08 June 2016

Calon Independen Dinilai Akan Miliki Banyak Tantangan

Jumlah total calon kandidat pemimpin daerah dari kalangan independen pada Pemilukada 2015 hanya berjumlah 35 persen dari total keseluruhan calon. Sedangkan dari kalangan independen, yang berhasil memenangkan kursi pemilukada hanya 14,4 persennya saja. Minimnya partisipasi kandidat dari calon independen dinilai karena memiliki banyak tantangan berat. Hal itu pula yang sepertinya akan dihadapi para calon independen pada Pemilukada Jogja 2017 yang akan datang.

Hal tersebut sebagaimana dikatakan oleh Dosen Ilmu Pemerintahan UMY, Tunjung Sulaksono, M.Si. dalam diskusi public “Restorasi Jogja, dari Proses Elektoral Pemilukada 2017” di Ruang Sidang Fakultas Hukum pada Kamis (26/05). Tunjung menjelaskan bahwa salah satu tantangan utama calon independen adalah masalah administrasi.

Tunjung menambahkan bahwa berbeda dengan calon dari partai politik, calon independen harus mandiri dalam urusan administratif. Selain biaya kampanye yang harus ditanggung secara independen, sang calon juga harus dapat mendapatkan dukungan dari masyarakat tanpa dorongan dari partai manapun.

Meski demikian, hadirnya calon independen dinilai Tunjung sebagai bentuk ril pengaplikasian dari teori yang hanya didapat dari kelas saja. “Dengan melakukan deklarasi-deklarasi tertentu, sang calon dari kalangan independen tentu dapat membuka mata publik. Namun dari sisi kekurangannya, yang dilakukan oleh sang calon selalu didasari oleh kesukarelaan atau voluntarism, yang berbeda dengan mesin-mesin kuat dari partai politik yang sudah memiliki dukungan masa,” terang Tunjung.

Meski disertai dengan tantangan berat, hadirnya calon dari kalangan independen dinilai Wawan Budiyanto selaku Ketua Komisi Pemilihan Umum (KPU) Kota Yogyakarta, sebagai strategi baru di tengah-tengah masyarakat. “Fungsi partai politik kadang-kadang memang berseberangan dengan keinginan rakyat. Sehingga munculnya calon dari independen diharapkan dapat membawa strategi yang berbeda,” ujar Wawan.

Wawan juga menjelaskan bahwa besarnya dana kampanye yang dikucurkan calon pemimpin semua harus dilaporkan ke KPU dan KPU membatasi besarnya jumlah dana yang dikeluarkan. “Tapi meski dari KPU sudah menetapkan dana dan fasilitasi sedemikian rupa, terkadang partai politik memiliki instrument politik dan daya jangkau sendiri. Hal tersebut yang juga menambah tantangan bagi calon dari pihak independen,” tambah Wawan.

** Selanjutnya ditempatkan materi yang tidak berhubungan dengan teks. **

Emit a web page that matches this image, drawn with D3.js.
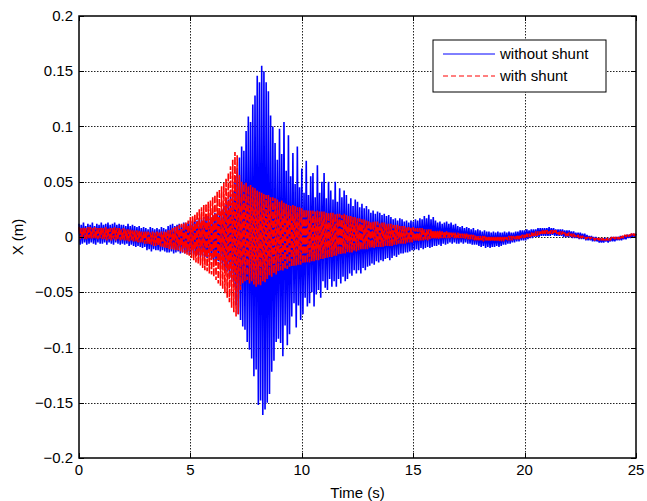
<!DOCTYPE html>
<html>
<head>
<meta charset="utf-8">
<script src="https://cdn.jsdelivr.net/npm/d3@7"></script>
<style>
  body { margin: 0; background: #fff; }
  text { font-family: "Liberation Sans", Arial, sans-serif; fill: #000; }
</style>
</head>
<body>
<div id="graph"></div>
<script>
"use strict"

// turning points of each response, in mm,
// one every 0.05 s from 0 to 25 s (each row is half a second)
var sampleStep = 0.05
var withoutShunt = [
  12,-7, 11,-6, 13,-5, 10,-7, 12,-6,
  11,-5, 13,-6, 10,-7, 12,-5, 11,-6,
  13,-6, 11,-5, 12,-7, 13,-5, 11,-6,
  12,-7, 13,-5, 11,-6, 12,-7, 11,-6,
  11,-7, 10,-6, 12,-8, 10,-7, 11,-8,
  10,-9, 9,-8, 10,-9, 8,-10, 9,-9,
  8,-12, 7,-11, 9,-13, 8,-11, 7,-12,
  8,-12, 7,-13, 9,-12, 8,-13, 7,-14,
  10,-14, 11,-13, 12,-15, 10,-14, 11,-13,
  12,-15, 11,-14, 13,-15, 12,-14, 13,-16,
  15,-15, 14,-16, 16,-17, 15,-16, 17,-18,
  16,-17, 18,-18, 17,-19, 19,-18, 18,-20,
  20,-21, 22,-23, 21,-22, 24,-25, 25,-26,
  28,-30, 30,-31, 34,-36, 38,-40, 42,-45,
  55,-62, 62,-70, 72,-75, 82,-81, 78,-84,
  96,-95, 109,-102, 104,-110, 120,-126, 128,-120,
  146,-152, 140,-148, 155,-161, 150,-156, 140,-150,
  132,-142, 110,-122, 100,-112, 85,-95, 70,-92,
  98,-96, 75,-108, 104,-80, 60,-98, 92,-88,
  55,-72, 76,-60, 48,-82, 82,-62, 45,-75,
  62,-70, 40,-55, 69,-63, 38,-60, 55,-50,
  58,-63, 36,-52, 65,-48, 40,-55, 50,-40,
  58,-46, 35,-48, 50,-38, 42,-45, 34,-40,
  50,-45, 32,-38, 44,-42, 36,-36, 42,-40,
  38,-38, 30,-33, 35,-35, 28,-30, 34,-33,
  32,-30, 27,-33, 30,-28, 26,-30, 28,-27,
  25,-26, 22,-24, 24,-25, 21,-22, 23,-23,
  22,-21, 20,-22, 21,-20, 19,-19, 20,-21,
  18,-19, 16,-17, 17,-18, 15,-16, 17,-15,
  16,-15, 14,-14, 15,-14, 13,-13, 15,-12,
  14,-12, 16,-11, 15,-12, 17,-10, 16,-11,
  19,-10, 17,-9, 20,-10, 16,-9, 18,-8,
  15,-8, 13,-7, 14,-8, 12,-6, 13,-7,
  14,-6, 12,-5, 13,-6, 11,-5, 12,-6,
  10,-6, 9,-5, 10,-6, 8,-5, 9,-6,
  8,-6, 7,-7, 8,-7, 6,-7, 7,-8,
  6,-9, 5,-8, 6,-10, 5,-9, 5,-10,
  4,-9, 5,-9, 4,-8, 5,-9, 4,-8,
  4,-7, 5,-7, 4,-6, 5,-6, 4,-5,
  4,-5, 5,-4, 5,-4, 6,-3, 6,-3,
  6,-3, 7,-2, 6,-1, 7,-1, 7,0,
  7,0, 8,0, 8,1, 8,1, 8,1,
  8,1, 9,1, 8,2, 8,1, 7,1,
  7,1, 7,1, 7,0, 6,0, 6,0,
  6,0, 5,-1, 5,-1, 4,-1, 4,-2,
  4,-2, 3,-2, 3,-3, 2,-3, 1,-3,
  1,-4, 0,-4, 0,-4, -1,-5, -1,-5,
  -1,-5, -1,-4, -1,-5, -1,-4, 0,-4,
  0,-4, 0,-3, 0,-3, 1,-3, 1,-2,
  1,-2, 2,-1, 2,-1, 3,0, 3,0,
  3
]
var withShunt = [
  9,-2, 8,-1, 9,-2, 8,-2, 9,-1,
  9,-2, 8,-1, 9,-2, 8,-2, 8,-1,
  9,-2, 8,-2, 9,-3, 8,-2, 8,-3,
  8,-2, 9,-3, 8,-2, 8,-3, 7,-3,
  8,-3, 7,-3, 7,-4, 7,-3, 6,-4,
  6,-4, 6,-5, 6,-5, 5,-5, 5,-6,
  5,-6, 5,-7, 4,-7, 5,-8, 4,-8,
  5,-8, 4,-9, 5,-9, 5,-10, 5,-10,
  6,-11, 7,-11, 8,-12, 9,-12, 10,-12,
  11,-13, 12,-14, 13,-15, 14,-16, 15,-17,
  18,-19, 19,-21, 21,-23, 23,-24, 25,-26,
  27,-28, 29,-30, 30,-31, 32,-33, 33,-34,
  36,-36, 38,-39, 41,-42, 43,-44, 46,-47,
  49,-51, 53,-55, 58,-59, 64,-64, 70,-68,
  77,-72, 74,-70, 56,-48, 50,-42, 48,-40,
  49,-39, 46,-42, 47,-40, 45,-43, 44,-45,
  42,-43, 41,-44, 40,-40, 39,-41, 38,-38,
  38,-35, 36,-36, 36,-33, 35,-34, 34,-31,
  32,-30, 33,-31, 31,-29, 30,-29, 29,-27,
  28,-27, 29,-26, 28,-26, 27,-25, 27,-25,
  26,-24, 25,-24, 25,-23, 24,-23, 24,-22,
  24,-22, 23,-21, 24,-21, 23,-20, 23,-20,
  23,-19, 22,-19, 22,-18, 22,-18, 22,-17,
  21,-17, 21,-16, 21,-16, 20,-15, 21,-15,
  20,-14, 19,-14, 19,-14, 18,-13, 18,-13,
  17,-12, 17,-12, 16,-11, 16,-11, 15,-11,
  15,-10, 14,-10, 14,-10, 14,-9, 14,-9,
  13,-9, 13,-9, 13,-8, 12,-8, 12,-8,
  12,-8, 11,-7, 11,-7, 11,-6, 10,-6,
  10,-6, 10,-6, 9,-5, 9,-5, 9,-5,
  9,-4, 8,-4, 8,-4, 8,-3, 8,-3,
  7,-3, 7,-3, 7,-2, 7,-2, 6,-2,
  6,-2, 6,-2, 6,-1, 5,-1, 5,-1,
  5,-1, 5,-1, 4,-1, 4,-1, 4,-1,
  4,-1, 3,-1, 3,-1, 3,-2, 3,-2,
  2,-2, 2,-2, 2,-3, 2,-3, 1,-3,
  1,-3, 1,-4, 1,-4, 0,-4, 0,-4,
  0,-4, 0,-4, 0,-4, 0,-4, 0,-4,
  0,-4, 0,-3, 0,-3, 1,-3, 1,-3,
  1,-2, 1,-2, 2,-2, 2,-1, 2,-1,
  2,-1, 3,0, 3,0, 4,1, 4,1,
  5,1, 5,2, 5,2, 6,2, 6,3,
  6,3, 6,3, 6,3, 6,3, 6,3,
  5,2, 5,2, 5,2, 4,1, 4,1,
  4,1, 3,0, 3,0, 2,0, 2,-1,
  1,-1, 1,-1, 0,-2, 0,-2, 0,-2,
  0,-2, -1,-3, -1,-3, -1,-3, -1,-3,
  -1,-3, -1,-3, -1,-3, -1,-3, 0,-2,
  0,-2, 0,-2, 0,-2, 1,-1, 1,-1,
  2,0, 2,0, 2,1, 3,1, 3,1,
  3
]
var xTicks = [0, 5, 10, 15, 20, 25]
var yTicks = [-0.2, -0.15, -0.1, -0.05, 0, 0.05, 0.1, 0.15, 0.2]
var seriesNames = ["without shunt", "with shunt"]

var width = 647, height = 501
var margin = {top: 16, left: 79, right: 11, bottom: 43}

main()

function main() {
  var svg = d3.select("#graph").append("svg")
      .attr("width", width).attr("height", height)

  var x = d3.scaleLinear().domain([0, 25]).range([margin.left, width - margin.right])
  var y = d3.scaleLinear().domain([-0.2, 0.2]).range([height - margin.bottom, margin.top])

  var x0 = x.range()[0], x1 = x.range()[1]
  var y0 = y.range()[1], y1 = y.range()[0]

  // grid
  var grid = svg.append("g").attr("stroke", "#222").attr("stroke-width", 1)
      .attr("stroke-dasharray", "1.5,1.5")
  grid.selectAll(".gx").data(xTicks.slice(1, -1)).enter().append("line")
      .attr("x1", d => Math.round(x(d)) + 0.5).attr("x2", d => Math.round(x(d)) + 0.5)
      .attr("y1", y0).attr("y2", y1)
  grid.selectAll(".gy").data(yTicks.slice(1, -1)).enter().append("line")
      .attr("y1", d => Math.round(y(d)) + 0.5).attr("y2", d => Math.round(y(d)) + 0.5)
      .attr("x1", x0).attr("x2", x1)

  var line = d3.line()
      .x((d, i) => x(i * sampleStep))
      .y(d => y(d / 1000))

  var plot = svg.append("g")
  plot.append("path").datum(withoutShunt)
      .attr("fill", "none").attr("stroke", "#0000ff").attr("stroke-width", 1.6)
      .attr("stroke-linejoin", "bevel")
      .attr("d", line)
  plot.append("path").datum(withShunt)
      .attr("fill", "none").attr("stroke", "#ff0000").attr("stroke-width", 1.6)
      .attr("stroke-linejoin", "bevel")
      .attr("stroke-dasharray", "7,2")
      .attr("d", line)

  // inward ticks on all four sides
  var ticks = svg.append("g").attr("stroke", "#000").attr("stroke-width", 1)
  xTicks.forEach(function(t) {
    var px = Math.round(x(t)) + 0.5
    ticks.append("line").attr("x1", px).attr("x2", px).attr("y1", y1).attr("y2", y1 - 5)
    ticks.append("line").attr("x1", px).attr("x2", px).attr("y1", y0).attr("y2", y0 + 5)
  })
  yTicks.forEach(function(t) {
    var py = Math.round(y(t)) + 0.5
    ticks.append("line").attr("y1", py).attr("y2", py).attr("x1", x0).attr("x2", x0 + 5)
    ticks.append("line").attr("y1", py).attr("y2", py).attr("x1", x1).attr("x2", x1 - 5)
  })

  svg.append("rect")
      .attr("x", x0).attr("y", y0).attr("width", x1 - x0).attr("height", y1 - y0)
      .attr("fill", "none").attr("stroke", "#000").attr("stroke-width", 1.5)

  // tick labels
  svg.selectAll(".xl").data(xTicks).enter().append("text")
      .attr("x", d => x(d)).attr("y", y1 + 17)
      .attr("text-anchor", "middle").style("font-size", "15px")
      .text(d => d3.format("")(d))
  svg.selectAll(".yl").data(yTicks).enter().append("text")
      .attr("x", x0 - 6).attr("y", d => y(d) + 5)
      .attr("text-anchor", "end").style("font-size", "15px")
      .text(d => d3.format("")(+d.toFixed(2)))

  svg.append("text").attr("x", (x0 + x1) / 2).attr("y", 498)
      .attr("text-anchor", "middle").style("font-size", "15px").text("Time (s)")
  svg.append("text").attr("transform", "translate(23," + ((y0 + y1) / 2) + ") rotate(-90)")
      .attr("text-anchor", "middle").style("font-size", "15px").text("X (m)")

  // legend
  var legend = svg.append("g").attr("transform", "translate(433,40)")
  legend.append("rect").attr("width", 173).attr("height", 52)
      .attr("fill", "#fff").attr("stroke", "#000").attr("stroke-width", 1)
  var styles = [{c: "#0000ff", dash: null}, {c: "#ff0000", dash: "5,3"}]
  seriesNames.forEach(function(name, i) {
    var ly = 14 + i * 22
    legend.append("line").attr("x1", 10).attr("x2", 62).attr("y1", ly).attr("y2", ly)
        .attr("stroke", styles[i].c).attr("stroke-width", 1)
        .attr("stroke-dasharray", styles[i].dash)
    legend.append("text").attr("x", 67).attr("y", ly + 5)
        .style("font-size", "15px").text(name)
  })
}
</script>
</body>
</html>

Berbeda dengan pemaparan kedua pemateri, Garin Nugroho, Calon Walikota jalur independen JOINT optimis mendapatkan dukungan masyarakat untuk calon dari kalangan independen. Garin menilai bahwa pemilu sebagai bagian dari pendidikan, sehingga dengan munculnya calon dari independen dinilai sebagai bentuk pendidikan demokrasi di Indonesia.

Kalangan Independen yang dimaksud oleh Garin pun jenisnya beragam. Calon independen tidak melulu memperjuangkan suaranya sendiri tanpa dukungan dari pihak manapun. Garin menyebut jenis calon independen beragam. “Ada yang mulanya independen kemudian jadi bergabung dengan partai politik, ada yang tetap independen, ada yang independen tapi didukung oleh kelompok agama dan lain sebagainya,” ujarnya.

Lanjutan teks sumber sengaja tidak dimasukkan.